-- start of Supplied data --

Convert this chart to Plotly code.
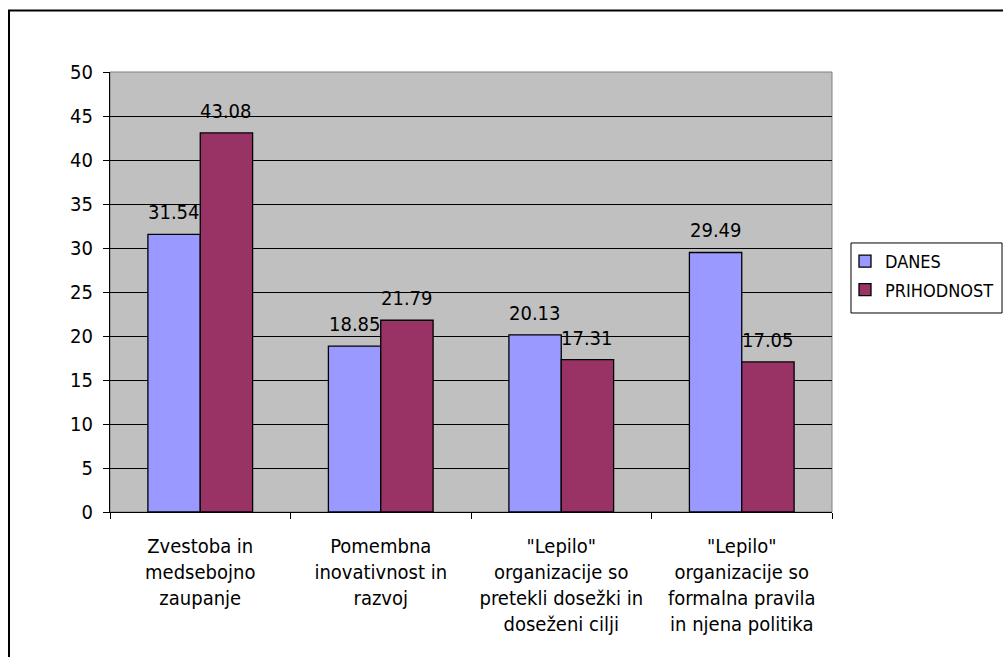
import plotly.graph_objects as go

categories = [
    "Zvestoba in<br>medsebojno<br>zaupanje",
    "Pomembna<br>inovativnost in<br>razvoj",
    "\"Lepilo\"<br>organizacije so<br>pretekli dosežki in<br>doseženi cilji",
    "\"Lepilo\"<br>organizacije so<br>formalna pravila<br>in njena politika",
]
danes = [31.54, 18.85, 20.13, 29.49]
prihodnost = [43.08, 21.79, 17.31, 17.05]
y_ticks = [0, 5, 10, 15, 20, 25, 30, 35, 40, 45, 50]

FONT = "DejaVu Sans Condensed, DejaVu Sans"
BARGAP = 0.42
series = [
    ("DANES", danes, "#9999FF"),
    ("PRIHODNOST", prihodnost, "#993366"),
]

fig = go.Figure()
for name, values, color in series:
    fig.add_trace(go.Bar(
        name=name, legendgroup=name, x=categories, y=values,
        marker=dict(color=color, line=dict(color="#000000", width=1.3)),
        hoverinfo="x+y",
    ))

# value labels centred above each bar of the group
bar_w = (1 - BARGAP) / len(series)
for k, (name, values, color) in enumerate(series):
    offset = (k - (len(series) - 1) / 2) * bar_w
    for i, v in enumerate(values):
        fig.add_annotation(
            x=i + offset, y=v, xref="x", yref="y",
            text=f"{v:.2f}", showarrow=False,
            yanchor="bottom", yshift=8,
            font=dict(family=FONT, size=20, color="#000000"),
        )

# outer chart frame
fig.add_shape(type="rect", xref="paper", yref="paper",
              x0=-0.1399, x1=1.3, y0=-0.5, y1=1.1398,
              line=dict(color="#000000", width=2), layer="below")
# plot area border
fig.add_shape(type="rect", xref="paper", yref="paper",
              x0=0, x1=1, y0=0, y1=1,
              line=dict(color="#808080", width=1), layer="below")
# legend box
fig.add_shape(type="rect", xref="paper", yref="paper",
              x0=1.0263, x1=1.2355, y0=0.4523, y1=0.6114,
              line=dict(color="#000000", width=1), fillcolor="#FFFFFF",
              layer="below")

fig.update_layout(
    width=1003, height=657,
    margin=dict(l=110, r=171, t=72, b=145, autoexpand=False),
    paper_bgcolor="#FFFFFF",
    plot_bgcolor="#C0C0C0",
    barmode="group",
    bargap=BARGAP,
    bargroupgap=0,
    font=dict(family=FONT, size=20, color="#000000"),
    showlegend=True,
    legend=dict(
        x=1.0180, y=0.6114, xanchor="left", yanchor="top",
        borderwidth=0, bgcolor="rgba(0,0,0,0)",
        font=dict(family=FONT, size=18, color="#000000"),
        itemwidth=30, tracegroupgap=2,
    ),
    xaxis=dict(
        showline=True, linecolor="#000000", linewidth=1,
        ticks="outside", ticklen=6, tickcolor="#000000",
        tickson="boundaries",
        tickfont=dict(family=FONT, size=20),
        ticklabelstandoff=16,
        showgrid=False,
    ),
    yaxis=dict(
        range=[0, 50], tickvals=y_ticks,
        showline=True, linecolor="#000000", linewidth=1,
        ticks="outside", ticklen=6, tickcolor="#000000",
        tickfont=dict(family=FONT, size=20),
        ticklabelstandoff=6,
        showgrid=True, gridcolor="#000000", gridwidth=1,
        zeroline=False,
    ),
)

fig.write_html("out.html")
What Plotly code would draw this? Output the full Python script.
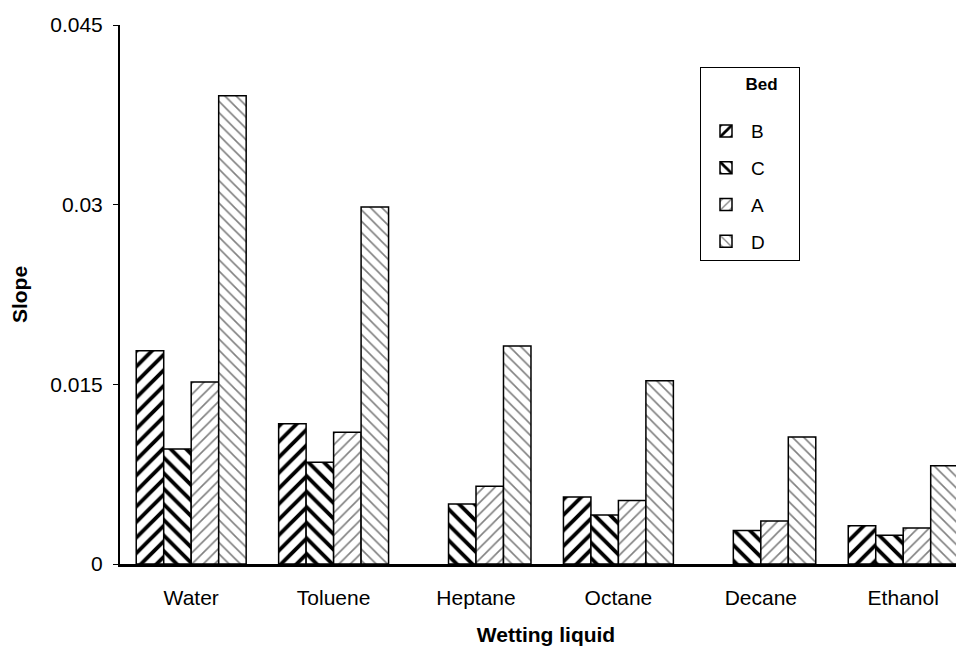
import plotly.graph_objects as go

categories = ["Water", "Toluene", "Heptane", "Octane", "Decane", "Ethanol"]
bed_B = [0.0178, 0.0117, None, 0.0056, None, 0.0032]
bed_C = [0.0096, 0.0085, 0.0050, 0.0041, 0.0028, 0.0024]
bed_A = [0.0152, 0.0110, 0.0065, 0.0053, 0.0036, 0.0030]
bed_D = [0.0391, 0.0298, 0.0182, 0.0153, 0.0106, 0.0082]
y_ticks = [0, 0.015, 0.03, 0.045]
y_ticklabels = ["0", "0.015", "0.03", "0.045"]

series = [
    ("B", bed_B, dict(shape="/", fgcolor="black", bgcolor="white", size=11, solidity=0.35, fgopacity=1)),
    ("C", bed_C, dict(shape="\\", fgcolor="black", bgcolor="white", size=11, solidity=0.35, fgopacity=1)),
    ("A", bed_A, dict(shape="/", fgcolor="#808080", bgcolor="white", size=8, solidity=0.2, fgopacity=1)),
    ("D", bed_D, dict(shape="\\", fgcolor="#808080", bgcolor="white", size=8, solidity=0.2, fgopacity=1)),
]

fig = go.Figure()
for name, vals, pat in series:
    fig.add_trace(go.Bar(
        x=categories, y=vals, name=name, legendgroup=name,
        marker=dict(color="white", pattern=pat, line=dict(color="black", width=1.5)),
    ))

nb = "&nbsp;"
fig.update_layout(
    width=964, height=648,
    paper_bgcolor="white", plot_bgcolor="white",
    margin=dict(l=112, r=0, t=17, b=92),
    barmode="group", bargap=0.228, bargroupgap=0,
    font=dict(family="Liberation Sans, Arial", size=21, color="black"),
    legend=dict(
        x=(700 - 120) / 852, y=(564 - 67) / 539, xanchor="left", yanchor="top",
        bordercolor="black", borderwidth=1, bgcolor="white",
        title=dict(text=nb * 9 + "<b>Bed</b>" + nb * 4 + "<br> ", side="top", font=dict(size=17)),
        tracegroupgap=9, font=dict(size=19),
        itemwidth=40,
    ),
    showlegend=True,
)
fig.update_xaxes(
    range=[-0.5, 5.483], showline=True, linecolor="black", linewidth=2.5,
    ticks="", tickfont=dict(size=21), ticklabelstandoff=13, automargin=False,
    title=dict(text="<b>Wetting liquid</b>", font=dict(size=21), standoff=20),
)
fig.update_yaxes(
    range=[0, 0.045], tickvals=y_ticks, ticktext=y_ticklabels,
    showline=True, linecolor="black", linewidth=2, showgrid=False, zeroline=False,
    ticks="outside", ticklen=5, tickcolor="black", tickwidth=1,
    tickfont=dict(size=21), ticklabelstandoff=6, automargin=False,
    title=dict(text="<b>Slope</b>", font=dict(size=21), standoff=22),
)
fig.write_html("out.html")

-- end of Supplied data --

Reproduce the data verbatim. Do not carry any picture into the copy.

Convert this chart to Plotly code.
import plotly.graph_objects as go

categories = [
    "Zvestoba in<br>medsebojno<br>zaupanje",
    "Pomembna<br>inovativnost in<br>razvoj",
    "\"Lepilo\"<br>organizacije so<br>pretekli dosežki in<br>doseženi cilji",
    "\"Lepilo\"<br>organizacije so<br>formalna pravila<br>in njena politika",
]
danes = [31.54, 18.85, 20.13, 29.49]
prihodnost = [43.08, 21.79, 17.31, 17.05]
y_ticks = [0, 5, 10, 15, 20, 25, 30, 35, 40, 45, 50]

FONT = "DejaVu Sans Condensed, DejaVu Sans"
BARGAP = 0.42
series = [
    ("DANES", danes, "#9999FF"),
    ("PRIHODNOST", prihodnost, "#993366"),
]

fig = go.Figure()
for name, values, color in series:
    fig.add_trace(go.Bar(
        name=name, legendgroup=name, x=categories, y=values,
        marker=dict(color=color, line=dict(color="#000000", width=1.3)),
        hoverinfo="x+y",
    ))

# value labels centred above each bar of the group
bar_w = (1 - BARGAP) / len(series)
for k, (name, values, color) in enumerate(series):
    offset = (k - (len(series) - 1) / 2) * bar_w
    for i, v in enumerate(values):
        fig.add_annotation(
            x=i + offset, y=v, xref="x", yref="y",
            text=f"{v:.2f}", showarrow=False,
            yanchor="bottom", yshift=8,
            font=dict(family=FONT, size=20, color="#000000"),
        )

# outer chart frame
fig.add_shape(type="rect", xref="paper", yref="paper",
              x0=-0.1399, x1=1.3, y0=-0.5, y1=1.1398,
              line=dict(color="#000000", width=2), layer="below")
# plot area border
fig.add_shape(type="rect", xref="paper", yref="paper",
              x0=0, x1=1, y0=0, y1=1,
              line=dict(color="#808080", width=1), layer="below")
# legend box
fig.add_shape(type="rect", xref="paper", yref="paper",
              x0=1.0263, x1=1.2355, y0=0.4523, y1=0.6114,
              line=dict(color="#000000", width=1), fillcolor="#FFFFFF",
              layer="below")

fig.update_layout(
    width=1003, height=657,
    margin=dict(l=110, r=171, t=72, b=145, autoexpand=False),
    paper_bgcolor="#FFFFFF",
    plot_bgcolor="#C0C0C0",
    barmode="group",
    bargap=BARGAP,
    bargroupgap=0,
    font=dict(family=FONT, size=20, color="#000000"),
    showlegend=True,
    legend=dict(
        x=1.0180, y=0.6114, xanchor="left", yanchor="top",
        borderwidth=0, bgcolor="rgba(0,0,0,0)",
        font=dict(family=FONT, size=18, color="#000000"),
        itemwidth=30, tracegroupgap=2,
    ),
    xaxis=dict(
        showline=True, linecolor="#000000", linewidth=1,
        ticks="outside", ticklen=6, tickcolor="#000000",
        tickson="boundaries",
        tickfont=dict(family=FONT, size=20),
        ticklabelstandoff=16,
        showgrid=False,
    ),
    yaxis=dict(
        range=[0, 50], tickvals=y_ticks,
        showline=True, linecolor="#000000", linewidth=1,
        ticks="outside", ticklen=6, tickcolor="#000000",
        tickfont=dict(family=FONT, size=20),
        ticklabelstandoff=6,
        showgrid=True, gridcolor="#000000", gridwidth=1,
        zeroline=False,
    ),
)

fig.write_html("out.html")
What Plotly code would draw this? Output the full Python script.
import plotly.graph_objects as go

categories = ["Water", "Toluene", "Heptane", "Octane", "Decane", "Ethanol"]
bed_B = [0.0178, 0.0117, None, 0.0056, None, 0.0032]
bed_C = [0.0096, 0.0085, 0.0050, 0.0041, 0.0028, 0.0024]
bed_A = [0.0152, 0.0110, 0.0065, 0.0053, 0.0036, 0.0030]
bed_D = [0.0391, 0.0298, 0.0182, 0.0153, 0.0106, 0.0082]
y_ticks = [0, 0.015, 0.03, 0.045]
y_ticklabels = ["0", "0.015", "0.03", "0.045"]

series = [
    ("B", bed_B, dict(shape="/", fgcolor="black", bgcolor="white", size=11, solidity=0.35, fgopacity=1)),
    ("C", bed_C, dict(shape="\\", fgcolor="black", bgcolor="white", size=11, solidity=0.35, fgopacity=1)),
    ("A", bed_A, dict(shape="/", fgcolor="#808080", bgcolor="white", size=8, solidity=0.2, fgopacity=1)),
    ("D", bed_D, dict(shape="\\", fgcolor="#808080", bgcolor="white", size=8, solidity=0.2, fgopacity=1)),
]

fig = go.Figure()
for name, vals, pat in series:
    fig.add_trace(go.Bar(
        x=categories, y=vals, name=name, legendgroup=name,
        marker=dict(color="white", pattern=pat, line=dict(color="black", width=1.5)),
    ))

nb = "&nbsp;"
fig.update_layout(
    width=964, height=648,
    paper_bgcolor="white", plot_bgcolor="white",
    margin=dict(l=112, r=0, t=17, b=92),
    barmode="group", bargap=0.228, bargroupgap=0,
    font=dict(family="Liberation Sans, Arial", size=21, color="black"),
    legend=dict(
        x=(700 - 120) / 852, y=(564 - 67) / 539, xanchor="left", yanchor="top",
        bordercolor="black", borderwidth=1, bgcolor="white",
        title=dict(text=nb * 9 + "<b>Bed</b>" + nb * 4 + "<br> ", side="top", font=dict(size=17)),
        tracegroupgap=9, font=dict(size=19),
        itemwidth=40,
    ),
    showlegend=True,
)
fig.update_xaxes(
    range=[-0.5, 5.483], showline=True, linecolor="black", linewidth=2.5,
    ticks="", tickfont=dict(size=21), ticklabelstandoff=13, automargin=False,
    title=dict(text="<b>Wetting liquid</b>", font=dict(size=21), standoff=20),
)
fig.update_yaxes(
    range=[0, 0.045], tickvals=y_ticks, ticktext=y_ticklabels,
    showline=True, linecolor="black", linewidth=2, showgrid=False, zeroline=False,
    ticks="outside", ticklen=5, tickcolor="black", tickwidth=1,
    tickfont=dict(size=21), ticklabelstandoff=6, automargin=False,
    title=dict(text="<b>Slope</b>", font=dict(size=21), standoff=22),
)
fig.write_html("out.html")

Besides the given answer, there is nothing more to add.